- _WHAT IS NEEDED_:
Look through the records below and collect all lines that hold the string "using".
[Start DATA]
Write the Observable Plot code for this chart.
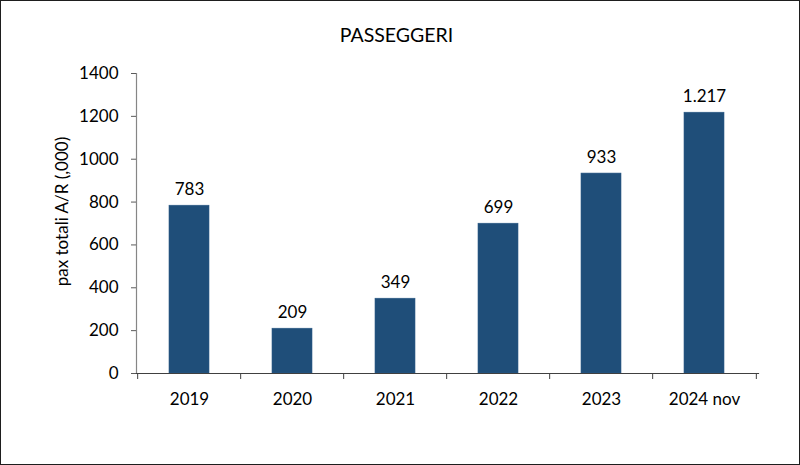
<!DOCTYPE html>
<html>
<head>
<meta charset="utf-8">
<script src="https://cdn.jsdelivr.net/npm/d3@7"></script>
<script src="https://cdn.jsdelivr.net/npm/@observablehq/plot@0.6"></script>
<style>
  html, body { margin: 0; padding: 0; background: #fff; }
  #wrap { position: relative; width: 800px; height: 465px; overflow: hidden; }
  #wrap svg { position: absolute; left: 0; top: 0; }
  #border { position: absolute; left: 0; top: 0; width: 800px; height: 465px; box-sizing: border-box; border: 1px solid #1e1e1e; pointer-events: none; }
</style>
</head>
<body>
<div id="wrap"><div id="border"></div></div>
<script>
const years = ["2019", "2020", "2021", "2022", "2023", "2024 nov"];
const passengers = [783, 209, 349, 699, 933, 1217];
const valueLabels = ["783", "209", "349", "699", "933", "1.217"];
const yTicks = [0, 200, 400, 600, 800, 1000, 1200, 1400];
const title = "PASSEGGERI";
const yLabel = "pax totali A/R (,000)";

const data = years.map((y, i) => ({year: y, value: passengers[i], label: valueLabels[i]}));

const W = 800, H = 465;
const mL = 136, mR = 42, mT = 73, mB = 92;
const step = (W - mL - mR) / years.length;
const font = "Lato, 'Open Sans', sans-serif";
const fs = 17;

const chart = Plot.plot({
  width: W,
  height: H,
  marginLeft: mL,
  marginRight: mR,
  marginTop: mT,
  marginBottom: mB,
  style: {background: "transparent", fontFamily: font, fontSize: fs + "px", color: "#000", overflow: "visible"},
  x: {domain: years, paddingInner: 0.61, paddingOuter: 0.305, align: 0.5, axis: null},
  y: {domain: [0, 1400], axis: null},
  marks: [
    Plot.barY(data, {x: "year", y: "value", fill: "#1f4e79", stroke: "#2c5a86", strokeWidth: 0.6}),
    // y axis line
    Plot.frame({anchor: "left", stroke: "#868686", strokeWidth: 1.2}),
    // y ticks + labels
    Plot.axisY({ticks: yTicks, tickSize: 5, tickPadding: 13, tickFormat: d => String(d), stroke: "#5a5a5a", fill: "#000", fontSize: fs, label: null}),
    // x baseline
    Plot.frame({anchor: "bottom", stroke: "#404040", strokeWidth: 1.2}),
    // x ticks at band edges
    Plot.axisX({ticks: years, tickSize: 6, tickFormat: () => "", dx: -step / 2, stroke: "#404040", label: null}),
    Plot.axisX({ticks: [years[years.length - 1]], tickSize: 6, tickFormat: () => "", dx: step / 2, stroke: "#404040", label: null}),
    // x labels
    Plot.axisX({ticks: years, tickSize: 0, tickPadding: 19, fontSize: fs, fill: "#000", label: null}),
    // value labels
    Plot.text(data, {x: "year", y: "value", text: "label", lineAnchor: "bottom", dy: -11, fontSize: fs, fill: "#000"}),
    // title
    Plot.text([title], {frameAnchor: "top", dx: W / 2 - (mL + (W - mL - mR) / 2) - 4, dy: -38, text: d => d, fontSize: 19.5, lineAnchor: "middle", textAnchor: "middle", fill: "#000"}),
    // y label
    Plot.text([yLabel], {frameAnchor: "left", dx: -74, dy: -12, rotate: -90, text: d => d, fontSize: fs, lineAnchor: "middle", textAnchor: "middle", fill: "#000"})
  ]
});

document.getElementById("wrap").insertBefore(chart, document.getElementById("border"));
</script>
</body>
</html>
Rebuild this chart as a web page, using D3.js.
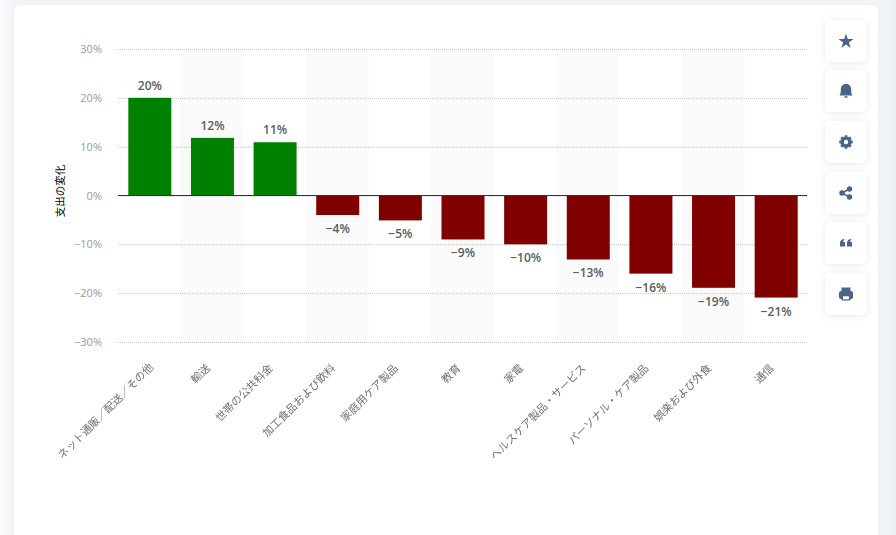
<!DOCTYPE html>
<html>
<head>
<meta charset="utf-8">
<script src="https://cdn.jsdelivr.net/npm/d3@7"></script>
<style>
  html, body { margin: 0; padding: 0; width: 896px; height: 535px; overflow: hidden; }
  body { background: linear-gradient(90deg, #fbfbfd 0, #f5f6fa 14px, #f5f6fa 878px, #eceff4 896px); }
</style>
</head>
<body>
<script>
const categories = ["ネット通販／配送／その他", "輸送", "世帯の公共料金", "加工食品および飲料", "家庭用ケア製品", "教育", "家電", "ヘルスケア製品・サービス", "パーソナル・ケア製品", "娯楽および外食", "通信"];
const values = [20, 11.8, 10.9, -4, -5.1, -9, -10, -13.1, -16, -18.9, -20.9];
const valueLabels = ["20%", "12%", "11%", "−4%", "−5%", "−9%", "−10%", "−13%", "−16%", "−19%", "−21%"];
const yTicks = [-30, -20, -10, 0, 10, 20, 30];
const yTitle = "支出の変化";

const WIDTH = 896;
const HEIGHT = 535;
const LEFT = 118;
const RIGHT = 807;
const TOP = 49;
const BOTTOM = 342;
const JP = "'Noto Sans CJK JP', 'Noto Sans', sans-serif";
const LATIN = "'Open Sans', 'Noto Sans CJK JP', sans-serif";

const svg = d3.select("body")
  .append("svg")
  .attr("width", WIDTH)
  .attr("height", HEIGHT)
  .style("display", "block");

const defs = svg.append("defs");
const shadow = defs.append("filter").attr("id", "soft")
  .attr("x", "-30%").attr("y", "-30%").attr("width", "160%").attr("height", "160%");
shadow.append("feDropShadow").attr("dx", 0).attr("dy", 1).attr("stdDeviation", 3)
  .attr("flood-color", "#8a94a8").attr("flood-opacity", 0.22);
const cardShadow = defs.append("filter").attr("id", "card")
  .attr("x", "-5%").attr("y", "-5%").attr("width", "110%").attr("height", "110%");
cardShadow.append("feDropShadow").attr("dx", 0).attr("dy", 0).attr("stdDeviation", 5)
  .attr("flood-color", "#8a94a8").attr("flood-opacity", 0.12);

// white card behind the chart
svg.append("rect")
  .attr("x", 14).attr("y", 5)
  .attr("width", 864).attr("height", 560)
  .attr("rx", 6)
  .attr("fill", "#fff")
  .attr("filter", "url(#card)");

const xScale = d3.scaleBand()
  .domain(categories)
  .range([LEFT, RIGHT])
  .paddingInner(0)
  .paddingOuter(0);

const yScale = d3.scaleLinear()
  .domain([-30, 30])
  .range([BOTTOM, TOP]);

// alternating background stripes
svg.selectAll("rect.stripe")
  .data(categories.filter((d, i) => i % 2 == 1))
  .enter()
  .append("rect")
  .attr("class", "stripe")
  .attr("x", d => xScale(d))
  .attr("y", TOP)
  .attr("width", xScale.bandwidth())
  .attr("height", BOTTOM - TOP)
  .attr("fill", "#fafafa");

const yAxis = d3.axisLeft(yScale)
  .tickValues(yTicks)
  .tickSize(-(RIGHT - LEFT))
  .tickPadding(16)
  .tickFormat(d => (d < 0 ? "−" + (-d) : d) + "%");

const yG = svg.append("g")
  .attr("id", "y-axis")
  .attr("transform", "translate(" + LEFT + ", 0)")
  .call(yAxis);
yG.select(".domain").remove();
yG.selectAll("line")
  .attr("stroke", "#c2c2c2")
  .attr("stroke-dasharray", "1 1");
yG.selectAll("text")
  .attr("fill", "#999")
  .style("font-family", LATIN)
  .style("font-size", "11px");

const barWidth = 43;
svg.selectAll("rect.bar")
  .data(values)
  .enter()
  .append("rect")
  .attr("class", "bar")
  .attr("x", (d, i) => xScale(categories[i]) + (xScale.bandwidth() - barWidth) / 2 + 0.5)
  .attr("y", d => yScale(Math.max(d, 0)))
  .attr("width", barWidth)
  .attr("height", d => Math.abs(yScale(d) - yScale(0)))
  .attr("fill", d => d > 0 ? "#008000" : "#800000");

// zero line
svg.append("line")
  .attr("x1", LEFT).attr("x2", RIGHT)
  .attr("y1", yScale(0)).attr("y2", yScale(0))
  .attr("stroke", "#333")
  .attr("stroke-width", 1);

svg.selectAll("text.value")
  .data(values)
  .enter()
  .append("text")
  .attr("class", "value")
  .attr("x", (d, i) => xScale(categories[i]) + xScale.bandwidth() / 2 + 0.5)
  .attr("y", d => d > 0 ? yScale(d) - 8 : yScale(d) + 18)
  .attr("text-anchor", "middle")
  .attr("fill", "#5c5c5c")
  .style("font-family", LATIN)
  .style("font-size", "12px")
  .style("font-weight", 600)
  .text((d, i) => valueLabels[i]);

// group opacity keeps the rotated text in plain grey antialiasing
const catG = svg.append("g").attr("opacity", 0.99);
catG.selectAll("text.cat")
  .data(categories)
  .enter()
  .append("text")
  .attr("class", "cat")
  // the long first label sits a little further right in the original
  .attr("transform", (d, i) => "translate(" + (xScale(d) + xScale.bandwidth() / 2 - 5 + (i == 0 ? 6 : 0)) + ", " + (i == 0 ? 364 : 365) + ") rotate(-45)")
  .attr("text-anchor", "end")
  .attr("dy", "0.5em")
  .attr("fill", "#6e6e6e")
  .style("font-family", JP)
  .style("font-size", "10.8px")
  .text(d => d);

svg.append("text")
  .attr("transform", "translate(60, 191) rotate(-90)")
  .attr("text-anchor", "middle")
  .attr("dy", "0.35em")
  .attr("fill", "#000")
  .style("font-family", JP)
  .style("font-size", "10.5px")
  .text(yTitle);

// side buttons
const ICON = "#4a6488";
const buttonTops = [20, 70, 121, 172, 222, 273];
const icons = [
  g => g.append("path").attr("d", d3.symbol(d3.symbolStar, 70)()).attr("transform", "translate(0, 0.5)"),
  g => {
    g.append("path").attr("d", "M-6.5 4.5 C-5 2.5 -5.2 0 -5.2 -1.5 C-5.2 -5 -3 -7 0 -7 C3 -7 5.2 -5 5.2 -1.5 C5.2 0 5 2.5 6.5 4.5 Z");
    g.append("rect").attr("x", -1.5).attr("y", 5.2).attr("width", 3).attr("height", 1.5);
  },
  g => {
    g.append("circle").attr("r", 4).attr("fill", "none").attr("stroke", ICON).attr("stroke-width", 3.2);
    g.selectAll("rect").data(d3.range(0, 180, 45)).enter().append("rect")
      .attr("x", -1.4).attr("y", -6.8).attr("width", 2.8).attr("height", 13.6)
      .attr("transform", d => "rotate(" + d + ")")
      .attr("opacity", 0.9)
      .attr("fill", ICON);
    g.append("circle").attr("r", 2.2).attr("fill", "#fff");
  },
  g => {
    g.append("path").attr("d", "M3.5 -4 L-4 0 L3.5 4").attr("fill", "none").attr("stroke", ICON).attr("stroke-width", 1.5);
    g.append("circle").attr("cx", 3.5).attr("cy", -4).attr("r", 2.7);
    g.append("circle").attr("cx", -4).attr("cy", 0).attr("r", 2.7);
    g.append("circle").attr("cx", 3.5).attr("cy", 4).attr("r", 2.7);
  },
  g => {
    g.append("path").attr("d", "M-6 0 C-6 -2 -5 -3.5 -2 -4 L-1.5 -3 C-2.5 -2.6 -3 -2 -3 -1 L-1 -1 L-1 3.5 L-6 3.5 Z");
    g.append("path").attr("d", "M1 0 C1 -2 2 -3.5 5 -4 L5.5 -3 C4.5 -2.6 4 -2 4 -1 L6 -1 L6 3.5 L1 3.5 Z");
  },
  g => {
    g.append("path").attr("d", "M-4.5 -2 L-4.5 -6.5 L4.5 -6.5 L4.5 -2 Z");
    g.append("rect").attr("x", -7).attr("y", -3).attr("width", 14).attr("height", 8).attr("rx", 2);
    g.append("rect").attr("x", -4.5).attr("y", 1).attr("width", 9).attr("height", 5.5).attr("rx", 0.8);
    g.append("rect").attr("x", -3).attr("y", 2.3).attr("width", 6).attr("height", 3).attr("fill", "#fff");
  }
];

const buttons = svg.selectAll("g.btn")
  .data(buttonTops)
  .enter()
  .append("g")
  .attr("class", "btn")
  .attr("transform", d => "translate(825, " + d + ")");

buttons.append("rect")
  .attr("width", 42)
  .attr("height", 42)
  .attr("rx", 5)
  .attr("fill", "#fff")
  .attr("filter", "url(#soft)");

buttons.each(function(d, i) {
  const g = d3.select(this).append("g")
    .attr("transform", "translate(21, 21)")
    .attr("fill", ICON);
  icons[i](g);
});
</script>
</body>
</html>
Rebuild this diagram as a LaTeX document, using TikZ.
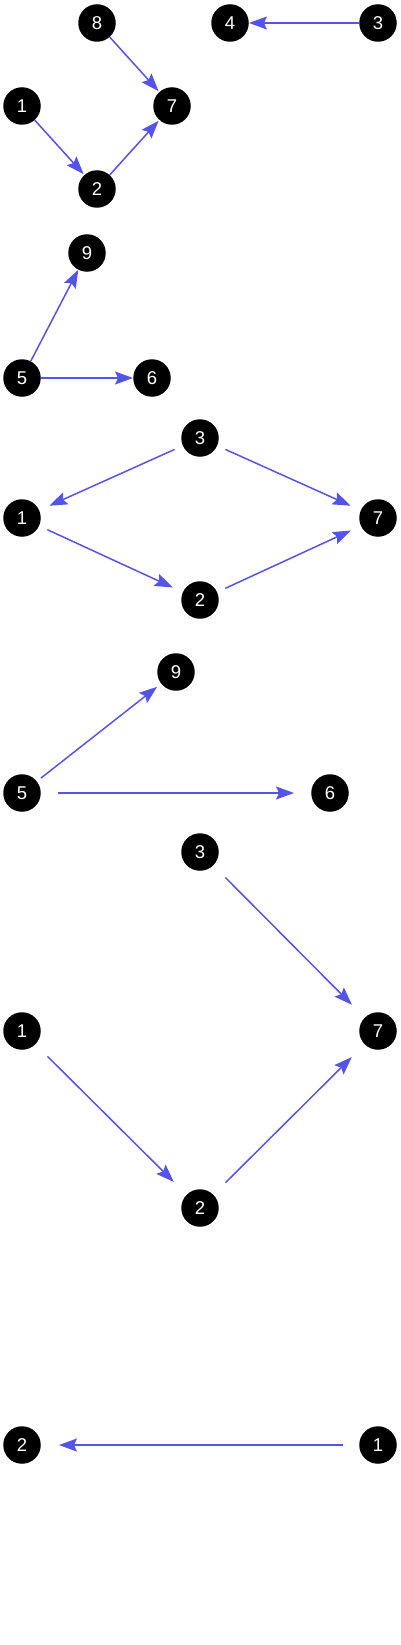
\documentclass[tikz,border=0pt]{standalone}
\usepackage{fontspec}
\setsansfont{Liberation Sans}
\usetikzlibrary{arrows.meta}
\definecolor{linkblue}{RGB}{84,84,232}

\begin{document}
\begin{tikzpicture}[
    x=1pt, y=-1pt,
    font=\sffamily\fontsize{18.5}{18.5}\selectfont, >={Stealth[length=18pt,width=13pt,inset=3pt]},
    vtx/.style={circle, fill=black, text=white, minimum size=37.5pt, inner sep=0pt},
    link/.style={->, draw=linkblue, line width=1.5pt},
]
\useasboundingbox (0,0) rectangle (400,1645);

% first graph
\node[vtx] (a8) at (97,23) {8};
\node[vtx] (a4) at (230,23) {4};
\node[vtx] (a3) at (378,23) {3};
\node[vtx] (a1) at (22,106) {1};
\node[vtx] (a7) at (172,106) {7};
\node[vtx] (a2) at (97,189) {2};
\draw[link, shorten >=1pt] (a8) -- (a7);
\draw[link, shorten >=1pt] (a1) -- (a2);
\draw[link, shorten >=1pt] (a2) -- (a7);
\draw[link] (a3) -- (a4);

% second graph
\node[vtx] (b9) at (87,253) {9};
\node[vtx] (b5) at (22,378) {5};
\node[vtx] (b6) at (152,378) {6};
\draw[link] (b5) -- (b9);
\draw[link] (b5) -- (b6);

% third graph
\node[vtx] (c3) at (200,438) {3};
\node[vtx] (c1) at (22,518) {1};
\node[vtx] (c7) at (378,518) {7};
\node[vtx] (c2) at (200,600) {2};
\begin{scope}[shorten <=9pt, shorten >=11pt]
  \draw[link] (c3) -- (c1);
  \draw[link] (c3) -- (c7);
  \draw[link] (c1) -- (c2);
  \draw[link] (c2) -- (c7);
\end{scope}

% fourth graph
\node[vtx] (d9) at (176,672) {9};
\node[vtx] (d5) at (22,793) {5};
\node[vtx] (d6) at (330,793) {6};
\draw[link, shorten <=5pt, shorten >=5pt] (d5) -- (d9);
\draw[link, shorten <=17pt, shorten >=17pt] (d5) -- (d6);

% fifth graph
\node[vtx] (e3) at (200,852) {3};
\node[vtx] (e1) at (22,1031) {1};
\node[vtx] (e7) at (378,1031) {7};
\node[vtx] (e2) at (200,1208) {2};
\begin{scope}[shorten <=17pt, shorten >=18pt]
  \draw[link] (e3) -- (e7);
  \draw[link] (e1) -- (e2);
  \draw[link] (e2) -- (e7);
\end{scope}

% sixth graph
\node[vtx] (f2) at (22,1445) {2};
\node[vtx] (f1) at (378,1445) {1};
\draw[link, shorten <=16pt, shorten >=18pt] (f1) -- (f2);
\end{tikzpicture}
\end{document}
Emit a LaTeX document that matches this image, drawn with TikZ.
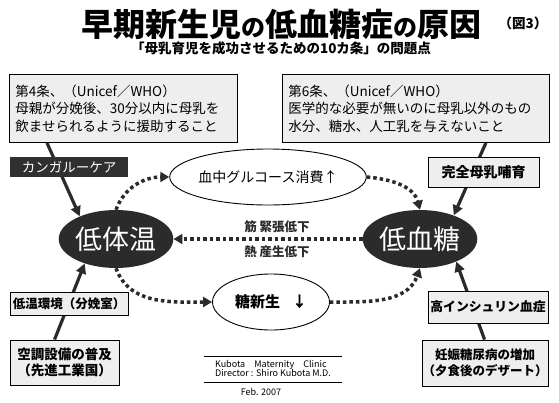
\documentclass[tikz,border=0pt]{standalone}
\usepackage{fontspec}
\setmainfont{Noto Sans CJK JP}
\usetikzlibrary{arrows.meta,shapes.geometric}
\definecolor{ink}{HTML}{2B2B2B}
\definecolor{softgray}{HTML}{EEEEEE}
\definecolor{darkbox}{HTML}{303030}
\newcommand{\sno}{{\fontsize{24}{24}\selectfont の}}
\begin{document}
\begin{tikzpicture}[x=1pt,y=-1pt,
  every node/.style={inner sep=0pt},
  notebox/.style={draw,fill=softgray,line width=0.9pt,anchor=north west,align=left,inner xsep=6pt,minimum height=68pt,font=\fontsize{13.5}{17.5}\selectfont},
  tagbox/.style={draw,fill=softgray,line width=0.9pt,align=center,font=\bfseries\fontsize{13.5}{16}\selectfont},
  condition/.style={ellipse,fill=ink,text=white,minimum width=114pt,minimum height=58pt,font=\fontsize{27}{27}\selectfont},
  effect/.style={ellipse,draw,fill=white,line width=0.9pt,minimum height=56pt},
  dotarrow/.style={ink,line width=3.5pt,dash pattern=on 3.5pt off 3pt,-{Triangle[length=9pt,width=10pt]}},
  cause/.style={ink,line width=3.2pt,-{Triangle[length=10pt,width=10pt]}}]
\fill[white] (0,0) rectangle (559,402);
\useasboundingbox (0,0) rectangle (559,402);
\node[font=\bfseries\fontsize{32}{32}\selectfont] (title) at (281,24) {早期新生児\sno 低血糖症\sno 原因};
\node[font=\bfseries\fontsize{13.5}{13.5}\selectfont] (fig) at (523,23) {（図3）};
\node[font=\bfseries\fontsize{13.5}{13.5}\selectfont] (sub) at (281,48) {「母乳育児を成功させるための10カ条」の問題点};
\node[notebox,text width=216pt] (art4) at (9,74) {第4条、（Unicef／WHO）\\母親が分娩後、30分以内に母乳を\\飲ませられるように援助すること};
\node[notebox,text width=255pt] (art6) at (282,74) {第6条、（Unicef／WHO）\\医学的な必要が無いのに母乳以外のもの\\水分、糖水、人工乳を与えないこと};
\node[condition] (temp) at (116,239) {低体温};
\node[condition] (sugar) at (420,239) {低血糖};
\node[effect,minimum width=164pt,font=\fontsize{14}{14}\selectfont] (use) at (268,177) {血中グルコース消費↑};
\node[effect,minimum width=117pt,font=\bfseries\fontsize{15}{15}\selectfont] (gluco) at (271,302) {糖新生\hspace{12pt}↓};
\draw[dotarrow] (temp.north) to[out=70,in=180] (use.west);
\draw[dotarrow] (use.east) to[out=-5,in=105] (sugar.north);
\draw[dotarrow] (temp.south) to[out=-70,in=180] (gluco.west);
\draw[dotarrow] (gluco.east) to[out=0,in=-110] (sugar.south);
\draw[dotarrow] (sugar.west) -- node[midway,above=5pt,xshift=9pt,font=\bfseries\fontsize{12.5}{12.5}\selectfont] (muscle) {筋 緊張低下}
  node[midway,below=5pt,xshift=9pt,font=\bfseries\fontsize{12.5}{12.5}\selectfont] (heat) {熱 産生低下} (temp.east);
\node[draw,fill=softgray,line width=0.9pt,minimum width=109pt,minimum height=45pt,align=center,font=\bfseries\fontsize{13.5}{16}\selectfont] (aircon) at (64.5,362.5) {空調設備の普及\\（先進工業国）};
\node[draw,fill=softgray,line width=0.9pt,minimum width=126pt,minimum height=46pt,align=center,font=\bfseries\fontsize{12.5}{16}\selectfont] (gdm) at (485,363) {妊娠糖尿病の増加\\（夕食後のデザート）};
\draw[cause] ([xshift=38pt]art4.south west) -- (temp.148);
\draw[cause] ([xshift=-64pt]art6.south east) -- (sugar.35);
\draw[cause] ([xshift=45pt]aircon.north west) -- (temp.218);
\draw[cause] ([xshift=63pt]gdm.north west) -- (sugar.-32);
\node[fill=darkbox,text=white,minimum width=118pt,minimum height=20pt,font=\fontsize{13.5}{13.5}\selectfont] (kangaroo) at (69,167) {カンガルーケア};
\node[tagbox,minimum width=111pt,minimum height=30pt,font=\bfseries\fontsize{14}{14}\selectfont] (breast) at (483.5,172) {完全母乳哺育};
\node[tagbox,minimum width=118pt,minimum height=23pt,font=\bfseries\fontsize{12.5}{12.5}\selectfont] (cold) at (69,303.5) {低温環境（分娩室）};
\node[tagbox,minimum width=120pt,minimum height=32pt,font=\bfseries\fontsize{12.8}{12.8}\selectfont] (insulin) at (488,307) {高インシュリン血症};
\node[align=left,font=\fontsize{9}{9.5}\selectfont] (clinic) at (273,368.5) {Kubota\quad Maternity\quad Clinic\\Director : Shiro Kubota M.D.};
\draw[line width=0.9pt] (204,356) -- (342,356);
\draw[line width=0.9pt] (204,382) -- (342,382);
\node[font=\fontsize{9}{9}\selectfont] (date) at (261,392) {Feb. 2007};
\end{tikzpicture}
\end{document}
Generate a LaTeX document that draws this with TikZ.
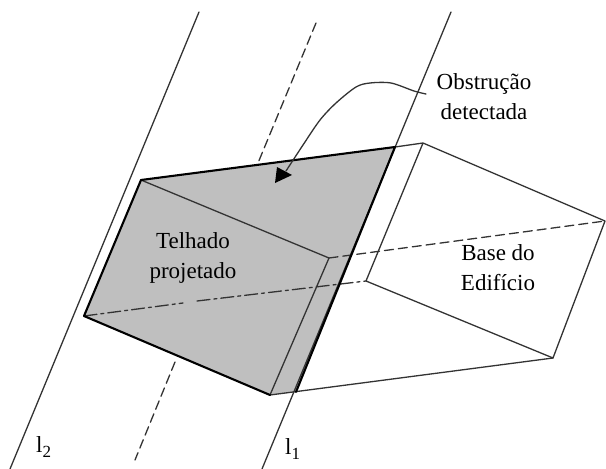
[End DATA]
- _REPLY TO THE EXERCISE_:
Rebuild this chart as a web page, using D3.js.
Rebuild this diagram as a LaTeX document, using TikZ.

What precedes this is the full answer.